Sat, Feb 11 2012

Credit crunch hits Bulgaria’s customs revenues, health fund

Mon, Apr 20 2009 12:05 CET 1360 Views
Credit crunch hits Bulgaria’s customs revenues, health fund

Photo: Julia Lazarova

National Customs Agency revenues have contracted by 130 million to 140 million leva a month since the beginning of 2009, agency deputy director Krassimir Nikolov was quoted as saying by Bulgaria’s mass-circulation daily Trud.

In a report on April 18 2009, the newspaper quoted Nikolov as saying that value added tax revenue had fallen by about 30 per cent.

Between 70 and 80 per cent of customs revenues come from fuels, metals, ores and industrial goods, and the commodity exchange prices of these had fallen the most, Nikolov said.

Nevertheless, the Agency promised to meet its annual target of nine billion leva, he said.

A day earlier, another mass-circulation daily, 24 Chassa, reports the findings a poll by the MBMD agency on the effects of the financial and economic downturn.

According to the MBMD poll, one in three Bulgarians report was reporting losses because of the crisis and 44 per cent expected the crisis to affect them seriously.

The financial crunch had risen to fifth place among Bulgarians' concerns, the polling agency said.

The blow to employment was worst in Bulgaria’s small towns and villages, the MBMD poll said.

On April 16 2009, Trud said that the Health Insurance Fund was in the red because many people were not paying contributions, Bulgarian news agency BTA reported.

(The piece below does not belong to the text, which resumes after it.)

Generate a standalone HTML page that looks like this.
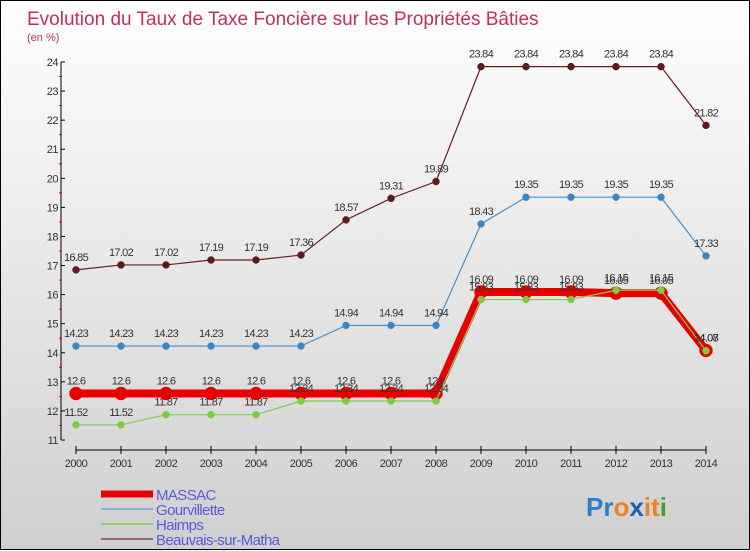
<!DOCTYPE html>
<html><head><meta charset="utf-8"><style>
html,body{margin:0;padding:0}
body{width:750px;height:550px;overflow:hidden;font-family:"Liberation Sans",sans-serif}
#wrap{position:relative;width:748px;height:548px;border:1px solid #000;background:linear-gradient(#ffffff,#cfcfcf)}
svg{position:absolute;left:0;top:0}
</style></head><body>
<div id="wrap">
<svg id="chart" width="750" height="550">
<text x="26" y="24" font-size="19" fill="#c0305a">Evolution du Taux de Taxe Foncière sur les Propriétés Bâties</text>
<text x="26" y="40" font-size="11" fill="#c0305a">(en %)</text>
<g id="axes"></g><g id="series"></g><g id="legend"></g>
<text x="585" y="515" font-size="26" font-weight="bold"><tspan fill="#2a7fc8">Pr</tspan><tspan fill="#f08020">o</tspan><tspan fill="#1a5fb0">x</tspan><tspan fill="#f08020">it</tspan><tspan fill="#40a040">i</tspan></text>
</svg>
</div>
<script>
const years=[2000,2001,2002,2003,2004,2005,2006,2007,2008,2009,2010,2011,2012,2013,2014];
const yTicks=[11,12,13,14,15,16,17,18,19,20,21,22,23,24];
const seriesNames=["MASSAC","Gourvillette","Haimps","Beauvais-sur-Matha"];
const massac=[12.6,12.6,12.6,12.6,12.6,12.6,12.6,12.6,12.6,16.09,16.09,16.09,16.05,16.05,14.08];
const gourvillette=[14.23,14.23,14.23,14.23,14.23,14.23,14.94,14.94,14.94,18.43,19.35,19.35,19.35,19.35,17.33];
const haimps=[11.52,11.52,11.87,11.87,11.87,12.34,12.34,12.34,12.34,15.83,15.83,15.83,16.15,16.15,14.07];
const beauvais=[16.85,17.02,17.02,17.19,17.19,17.36,18.57,19.31,19.89,23.84,23.84,23.84,23.84,23.84,21.82];
const NS="http://www.w3.org/2000/svg";
const xs=i=>75+i*45;
const ys=v=>439-(v-11)*(378/13);
function mk(tag,attrs,parent){const e=document.createElementNS(NS,tag);for(const k in attrs)e.setAttribute(k,attrs[k]);parent.appendChild(e);return e;}
const axes=document.getElementById('axes');
let a=mk('line',{x1:60,y1:61,x2:60,y2:439,stroke:'#000'},axes);


a=mk('line',{x1:75,y1:449,x2:705,y2:449,stroke:'#000'},axes);


yTicks.forEach(t=>{
  mk('line',{x1:60,y1:ys(t),x2:64,y2:ys(t),stroke:'#000'},axes);
  if(t<24) mk('line',{x1:58,y1:ys(t+0.5),x2:61,y2:ys(t+0.5),stroke:'#e00'},axes);
  const tx=mk('text',{x:57,y:ys(t)+4,'font-size':11,'text-anchor':'end',fill:'#333','letter-spacing':'-0.5'},axes);
  tx.textContent=t;
  
  
});
years.forEach((y,i)=>{
  mk('line',{x1:xs(i),y1:445,x2:xs(i),y2:453,stroke:'#000'},axes);
  const tx=mk('text',{x:xs(i),y:466,'font-size':11,'text-anchor':'middle',fill:'#333','letter-spacing':'-0.5'},axes);
  tx.textContent=y;
  
  
});
const sg=document.getElementById('series');
function draw(vals,color,w,r,dot,name){
  const g=mk('g',{},sg);
  
  
  const pl=mk('polyline',{points:vals.map((v,i)=>xs(i)+','+ys(v)).join(' '),fill:'none',stroke:color,'stroke-width':w},g);
  
  
  vals.forEach((v,i)=>{
    const c=mk('circle',{cx:xs(i),cy:ys(v),r:r,fill:dot,stroke:color,'stroke-width':0.5},g);
    
    
    const t=mk('text',{x:xs(i),y:ys(v)-9,'font-size':11,'text-anchor':'middle',fill:'#333','letter-spacing':'-0.7'},g);
    t.textContent=v;
    
    
  });
}
draw(beauvais,'#6b1d22',1.2,3.5,'#5a1a1e','beauvais');
draw(gourvillette,'#4a90c8',1.2,3.5,'#3a86c5','gourvillette');
draw(massac,'#e80000',8,6.5,'#e80000','massac');
draw(haimps,'#80cc50',1.2,3.5,'#7acc40','haimps');
const lg=document.getElementById('legend');
const lcol=['#e80000','#8ab0cc','#90d070','#9a6a6a'];
const lw=[7,2,2,2];
seriesNames.forEach((n,i)=>{
  const y=493+i*15;
  const l=mk('line',{x1:100,y1:y,x2:152,y2:y,stroke:lcol[i],'stroke-width':lw[i]},lg);
  
  
  const t=mk('text',{x:155,y:y+6,'font-size':15,fill:'#5a5ae0','letter-spacing':'-0.6'},lg);
  t.textContent=n;
  
  
});
</script>
</body></html>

Close to 922 000 did not do so in February. Some companies forced employees to go on unpaid leave, others laid off employees by "mutual consent" so that they could not register as unemployed immediately and could not have health insurance contributions paid by the state.

The newspaper said that the contributions of pensioners, students and children were not paid regularly either.

Because of the financial and economic crisis, what is known as the Fund's "grand reserve" of 400 million leva with central Bulgarian National Bank had been blocked. Instead, the Fund's Governing Board could unblock the "small" reserve of 240 million leva for contingency expenses.